We are off to Tuscany in 5 days time and I wanted to track down one of the finest wines I have ever tasted, certainly the best Italian wine I have ever had the pleasure of enjoying. This was probably around 1996-97. So was Googling the wine, 1994 Massa Vecchia, La Fonte di Pietrarsa.

I had invited an english friend of mine who was teaching at, I think, Johns Hopkins School, in Florence, but who was visiting London, over for dinner. As we both liked wine I had already opened a couple of good bottles, but when he proferred the Massa Vechia on arrival, I un-corked it, out of courtesy, even though I had, of course, never heard of it, and felt that I had already opened some very good wines. Anyway, we probably talked too much, didn't drink enough, and by the time he departed it was untouched. Before putting the cork back in, I felt that I had better just give it a taste. I was very disappointed. At least, familiar with the myth of the 'Super Tuscans', I thought, 'This is utterly undrinkable.' It was so tannic and unyielding that I could not believe that it would be drinkable the next night, nor in five or ten years. Tasting it the following evening only confirmed my appraisal. I returned late the third day and went straight to bed. When I tried it the fourth night, prior to pouring it down the sink, the experience and pleasure was unprecedented. The melange of 'smokeiness', chocolate, cabernet sauvignon, smoothness and longevity on the palate was difficult to imagine. And, from recollection, that persisted to the fifth night as well!
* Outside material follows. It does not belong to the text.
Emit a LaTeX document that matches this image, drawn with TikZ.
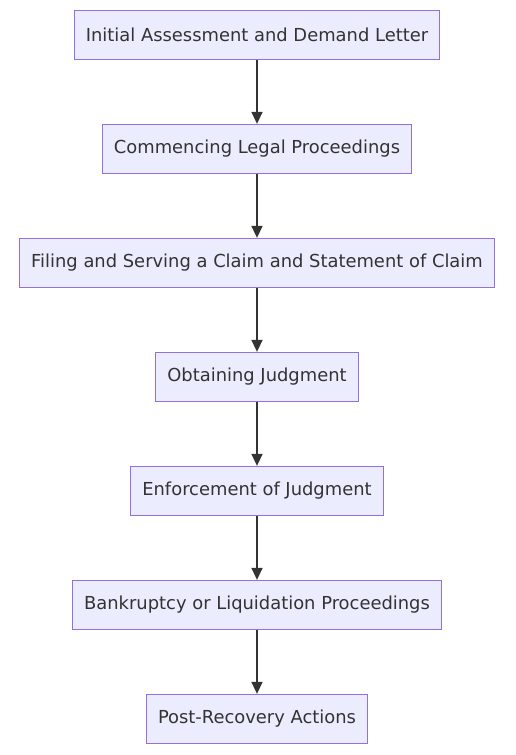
\documentclass[tikz,border=0pt]{standalone}
\usepackage{fontspec}
\setmainfont{DejaVu Sans}
\usepackage{xcolor}
\usepackage{tikz}
\usetikzlibrary{arrows.meta, positioning}
\definecolor{stepfill}{HTML}{ECECFF}
\definecolor{stepline}{HTML}{9370DB}
\definecolor{flowgray}{HTML}{333333}

\begin{document}
\begin{tikzpicture}[
        x=1pt, y=1pt,
        stepbox/.style={draw=stepline, fill=stepfill, line width=0.8pt, minimum height=49.5pt,
            inner xsep=11.5pt, text=flowgray, font=\fontsize{17.9}{20}\selectfont},
        flow/.style={-{Triangle[length=12pt, width=11pt]}, line width=1.6pt, draw=flowgray}
    ]
        \useasboundingbox (0, 0) rectangle (515, -755);

        % Steps
        \node[stepbox] (assess) at (257, -35) {Initial Assessment and Demand Letter};
        \node[stepbox, below=63.7pt of assess] (commence) {Commencing Legal Proceedings};
        \node[stepbox, below=63.7pt of commence] (filing) {Filing and Serving a Claim and Statement of Claim};
        \node[stepbox, below=63.7pt of filing] (judgment) {Obtaining Judgment};
        \node[stepbox, below=63.7pt of judgment] (enforce) {Enforcement of Judgment};
        \node[stepbox, below=63.7pt of enforce] (bankrupt) {Bankruptcy or Liquidation Proceedings};
        \node[stepbox, below=63.7pt of bankrupt] (post) {Post-Recovery Actions};

        % Arrows
        \foreach \a/\b in {assess/commence, commence/filing, filing/judgment, judgment/enforce, enforce/bankrupt, bankrupt/post}
            \draw[flow] (\a) -- (\b);
    \end{tikzpicture}
\end{document}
A year or so later when my friend had re-located back to London I persauded him to exchange me three bottles, of the several, that he had brought back with him for an equally idiosyncratic wine and favourite of mine, a Gigondas, Les Pailieroudas of Edmund Burle.

Sadly, we subsequently lost touch, so I never learned of his appreciation of the Burle wine, but can only believe that, owing to the vintage, I may well have got the better part of the exchange.

If I can actually purchase some of said wine from the vineyard on this trip it will afford a nice opportunity to revive a lost friendship.

The main point, however, as I am sure you must tell your friends, is, never, never, never throw wine away without tasting it first. Reds (under 5 years) will almost invariably be better the second night.

The whole philosophy is to learn about the wines that you possess, through experimentation, so that you can enjoy them at the moment that gives you greatest pleasure.

By way of example, it has been quite hot recently here in London and I have been enjoying red wines, cabernet sauvignons and shiraz, kept four days, after being opened (at correct temperature), in the fridge and which are far more pleasurable than when first opened. I say 'pleasurable', but I really mean 'better' wines.